Everybody could see it – his neighbors, his family, his coaches.
Who knows, maybe if his mom hadn’t advised him against football, the kid could have been the first 6-foot-10 free safety in the NFL.
Being a good son, Chriss adhered to his mother’s caution for his personal safety and went for basketball. Moms do tend to know a thing or two, and this instinctual knowledge paid off for Chriss on Thursday night.
After playing just one college season, Chriss opted for the NBA draft. The Kings selected him with the eighth pick in the first round, for the Phoenix Suns, who had acquired him before the pick was made.
We’ll know in about three years if the Kings made the right decision, but there was no grumbling about the home team Thursday night at the Bull Wings Grill & Bar in Elk Grove.
At the watch party, the 45 or so people who helped nurture Chriss at Pleasant Grove High School focused on his well-being, not that of the Kings. They remembered him as humble, well-behaved and polite, a respectful kid who cheerfully and naturally sprang with the requisite honorifics whenever he addressed them. They recalled how he toughened up to help Pleasant Grove win a state championship in 2013. Once he knew he had the potential to go to college, they recalled how he stayed on track with his studies and made sure he took all the right courses and worked hard at them to ensure the eventual scholarship he received from the University of Washington.
“He was always preparing himself to go to the next level and making sure he had the possibility to make his options happen,” said Teresa Schmutte, his academic counselor at Pleasant Grove. “His mom (Shawntae Wright, a Placer County social worker) was pretty humble in it all, making sure Marquese was doing all the right things to get things done. And it blossomed for him.”
The staffers’ memories are fairly fresh. He graduated from Pleasant Grove just a year ago, and he doesn’t turn 19 until July 2. He keeps in touch with plenty of them through texts and Facebook.
“He’s just a kid you root for on all levels,” said Jeremiah Taylor, an assistant basketball coach at Pleasant Grove who worked with Chriss for three years. “He is the nicest kid – a sweetheart. I know guys don’t like to be described as a sweetheart, but that’s what he is – a sweetheart.”
Make that a sweetheart who is 6-10 in shoes with a sweet shot from the perimeter and the ability to switch off the pick to defend players nearly a foot smaller. It has become an important skill in the modern NBA, where bigs these days have to be able to play small if they’re going to play at all.
The highlight reels out of Seattle show Chriss flying in to grab lob passes near the rim and slamming the ball. They also show a young man who gets back on defense and uses his dragon-like wingspan to jam up opponents beneath the rim. Give him a couple of inches outside the stripe, and you better be ready to turn around in time to see the swish.
“I feel like my potential is really endless,” Chriss told the media in Phoenix during a teleconference after the draft-day deal.
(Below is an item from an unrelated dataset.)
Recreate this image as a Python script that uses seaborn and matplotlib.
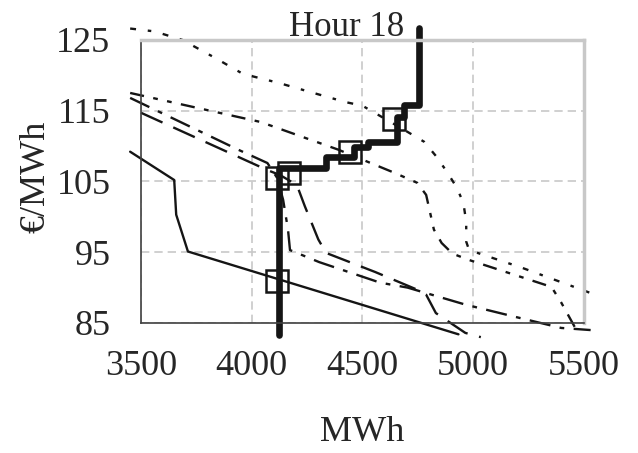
import numpy as np
import matplotlib
matplotlib.use("Agg")
import matplotlib.pyplot as plt
import seaborn as sns

# accepted (step) curve
step_mwh = [4124, 4124, 4336, 4336, 4460, 4460, 4527, 4527, 4655, 4655, 4690, 4690, 4757, 4757]
step_price = [83.3, 106.9, 106.9, 108.5, 108.5, 109.9, 109.9, 110.6, 110.6, 114.1, 114.1, 115.8, 115.8, 126.7]

# thin solid curve
solid_mwh = [3451, 3650, 3659, 3712, 4934]
solid_price = [109.2, 105.2, 100.3, 95.1, 83.4]

# top dotted curve
dot_mwh = [3451, 3560, 3686, 3832, 3960, 4124, 4279, 4425, 4500, 4704, 4779, 4832, 4881,
           4925, 4956, 4969, 4969, 4982, 5221, 5456, 5525]
dot_price = [126.6, 126.2, 125.0, 122.5, 120.2, 118.9, 117.5, 116.2, 115.7, 112.0, 110.6, 108.6, 106.4,
             104.2, 102.0, 99.3, 96.5, 95.3, 92.8, 90.1, 89.3]

# dash-dot-dot curve
dd_mwh = [3451, 4040, 4390, 4646, 4748, 4788, 4823, 4858, 4907, 4982, 5354, 5398, 5474]
dd_price = [117.5, 113.4, 109.5, 106.2, 104.8, 103.1, 98.2, 96.3, 94.8, 93.9, 90.1, 87.9, 83.6]

# long dash curve
ld_mwh = [3500, 4071, 4128, 4204, 4240, 4301, 4336, 4558, 4748, 4788, 4832, 4965, 5035]
ld_price = [114.7, 106.6, 105.9, 104.5, 101.5, 96.8, 94.9, 92.2, 89.7, 89.0, 86.4, 83.6, 83.0]

# dash-dot curve
dsh_mwh = [3451, 3938, 4071, 4115, 4142, 4164, 4173, 4305, 4580, 4704, 4965, 5186, 5398, 5531]
dsh_price = [116.8, 109.5, 107.6, 105.5, 102.4, 98.2, 95.3, 93.6, 90.7, 90.0, 87.6, 85.9, 84.3, 84.0]

# squares
sq_mwh = [4115, 4115, 4168, 4443, 4642]
sq_price = [91.0, 105.5, 106.2, 109.2, 113.8]

x_ticks = [3500, 4000, 4500, 5000, 5500]
y_ticks = [85, 95, 105, 115, 125]

sns.set_style("white")
plt.rcParams['font.family'] = ['Liberation Serif', 'DejaVu Serif']

fig, ax = plt.subplots(figsize=(6.38, 4.53), dpi=100)
fig.subplots_adjust(left=0.221, right=0.915, bottom=0.287, top=0.912)

ink = "#151515"
thin = 1.7

sns.lineplot(x=dot_mwh, y=dot_price, ax=ax, sort=False, estimator=None, color=ink,
             linewidth=thin, linestyle=(0, (2.5, 5, 1.5, 5)), clip_on=False)
sns.lineplot(x=dd_mwh, y=dd_price, ax=ax, sort=False, estimator=None, color=ink,
             linewidth=thin, linestyle=(0, (6, 4, 2, 4, 2, 4)), clip_on=False)
sns.lineplot(x=ld_mwh, y=ld_price, ax=ax, sort=False, estimator=None, color=ink,
             linewidth=thin, linestyle=(0, (10, 5)), clip_on=False)
sns.lineplot(x=dsh_mwh, y=dsh_price, ax=ax, sort=False, estimator=None, color=ink,
             linewidth=thin, linestyle=(0, (9, 4, 2, 4)), clip_on=False)
sns.lineplot(x=solid_mwh, y=solid_price, ax=ax, sort=False, estimator=None, color=ink,
             linewidth=thin, clip_on=False)
sns.lineplot(x=step_mwh, y=step_price, ax=ax, sort=False, estimator=None, color=ink,
             linewidth=4.8, clip_on=False)
ax.plot(sq_mwh, sq_price, linestyle="none", marker="s", markersize=16, markerfacecolor="none",
        markeredgecolor=ink, markeredgewidth=1.8, clip_on=False, zorder=5)

ax.set_xlim(3500, 5500)
ax.set_ylim(85, 125)
ax.set_xticks(x_ticks)
ax.set_yticks(y_ticks)
ax.tick_params(axis="y", direction="inout", length=12, width=1.2, color="#404040",
               labelsize=26, pad=16)
ax.tick_params(axis="x", direction="out", length=8.6, width=1.2, color="#404040",
               labelsize=26, pad=11)

ax.set_axisbelow(True)
ax.grid(True, color="#c8c8c8", linestyle=(0, (5, 3)), linewidth=1.2)

for side in ["left", "bottom"]:
    ax.spines[side].set_color("#404040")
    ax.spines[side].set_linewidth(1.2)
for side in ["top", "right"]:
    ax.spines[side].set_color("#c8c8c8")
    ax.spines[side].set_linewidth(2.5)

ax.set_title("Hour 18", fontsize=25, x=0.465, pad=3)
ax.set_xlabel("MWh", fontsize=26)
ax.set_ylabel("€/MWh", fontsize=26)
ax.xaxis.set_label_coords(0.5, -0.33)
ax.yaxis.set_label_coords(-0.2, 0.515)

fig.savefig("out.png", dpi=100)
Chriss knows he has to pay more attention to rebounding. Even with his fantastic shot-blocking abilities, he concedes his defense needs work – he reaches and fouls too much, the experts say. He needs to add muscle to his 235-pound frame, and he’s spending time becoming more comfortable putting the ball on the floor.
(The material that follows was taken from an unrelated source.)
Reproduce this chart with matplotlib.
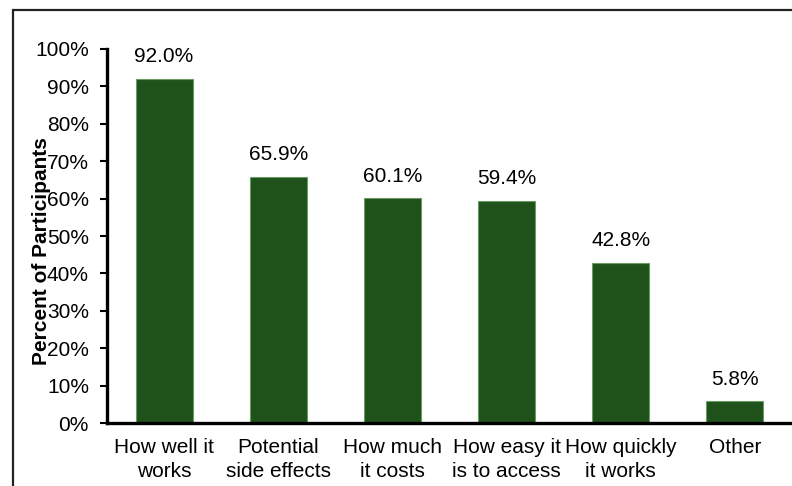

Once he gets all the other stuff, and it could take a couple of years, the prognosis around the NBA is that Chriss can become an All-Star.
“I think I can do anything,” he said with the wonderful optimism of youth.
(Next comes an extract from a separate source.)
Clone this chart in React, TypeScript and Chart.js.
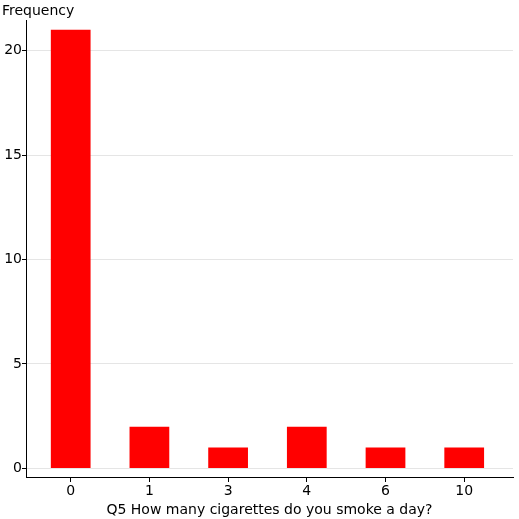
import React, { useEffect, useRef } from "react";
import { Chart, registerables } from "chart.js";

Chart.register(...registerables);

const categories = ["0", "1", "3", "4", "6", "10"];
const frequencies = [21, 2, 1, 2, 1, 1];
const yTickValues = [0, 5, 10, 15, 20];
const yTitle = "Frequency";
const xTitle = "Q5 How many cigarettes do you smoke a day?";

const FONT = "'DejaVu Sans', Verdana, sans-serif";

export default function App() {
  const ref = useRef<HTMLCanvasElement>(null);
  useEffect(() => {
    document.body.style.margin = "0";
    const ctx = ref.current!;
    const chart = new Chart(ctx, {
      type: "bar",
      data: {
        datasets: [
          {
            data: frequencies.map((v, i) => ({ x: i, y: v })),
            backgroundColor: "#ff0000",
            borderWidth: 0,
            barPercentage: 0.505,
            categoryPercentage: 1,
          },
        ],
      },
      options: {
        animation: false,
        responsive: false,
        devicePixelRatio: 1,
        layout: { padding: { left: 2, right: 6, top: 0, bottom: 0 } },
        plugins: {
          legend: { display: false },
          tooltip: { enabled: false },
          title: {
            display: true,
            text: yTitle,
            align: "start",
            color: "#000",
            font: { family: FONT, size: 14, weight: "normal", lineHeight: 1.2 },
            padding: { top: 3, bottom: 1 },
          },
        },
        scales: {
          x: {
            type: "linear",
            min: -0.568,
            max: 5.62,
            offset: false,
            afterBuildTicks: (s: any) => {
              s.ticks = categories.map((_, i) => ({ value: i }));
            },
            afterFit: (s: any) => {
              s.height = 42;
            },
            ticks: {
              color: "#000",
              font: { family: FONT, size: 14 },
              padding: 1,
              autoSkip: false,
              maxRotation: 0,
              callback: (v: any) => categories[Number(v)] ?? "",
            },
            grid: {
              display: true,
              offset: false,
              drawOnChartArea: false,
              color: "#000",
              tickColor: "#000",
              tickLength: 5,
            },
            border: { display: true, color: "#000", width: 1 },
            title: {
              display: true,
              text: xTitle,
              color: "#000",
              font: { family: FONT, size: 14 },
              padding: { top: 0, bottom: 0 },
            },
          },
          y: {
            type: "linear",
            min: -0.41,
            max: 21.43,
            afterBuildTicks: (s: any) => {
              s.ticks = yTickValues.map((v) => ({ value: v }));
            },
            afterFit: (s: any) => {
              s.width = 24;
            },
            ticks: {
              color: "#000",
              font: { family: FONT, size: 14 },
              padding: 0,
            },
            grid: {
              color: "#e5e5e5",
              tickColor: "#000",
              tickLength: 4,
            },
            border: { display: true, color: "#000", width: 1 },
          },
        },
      },
    });
    return () => chart.destroy();
  }, []);
  return <canvas ref={ref} width={519} height={519} />;
}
The feeling in the restaurant the other night was that beyond All-Stardom, Chriss is face-of-the-franchise material.
He’s a good son, brother and neighbor. He works hard. He’s focused and wants to get better. He’s smart. He likes to have fun. He has talent.
“The late bloomer he is created a work ethic and created an ability for him to see that there is a direct relationship between what you put in and what you get out,” Taylor said. “Being crazy talented, in and of itself, isn’t good enough. But all those other intangibles, the things that don’t show up on the stat sheets, that’s what’s going to make him successful.”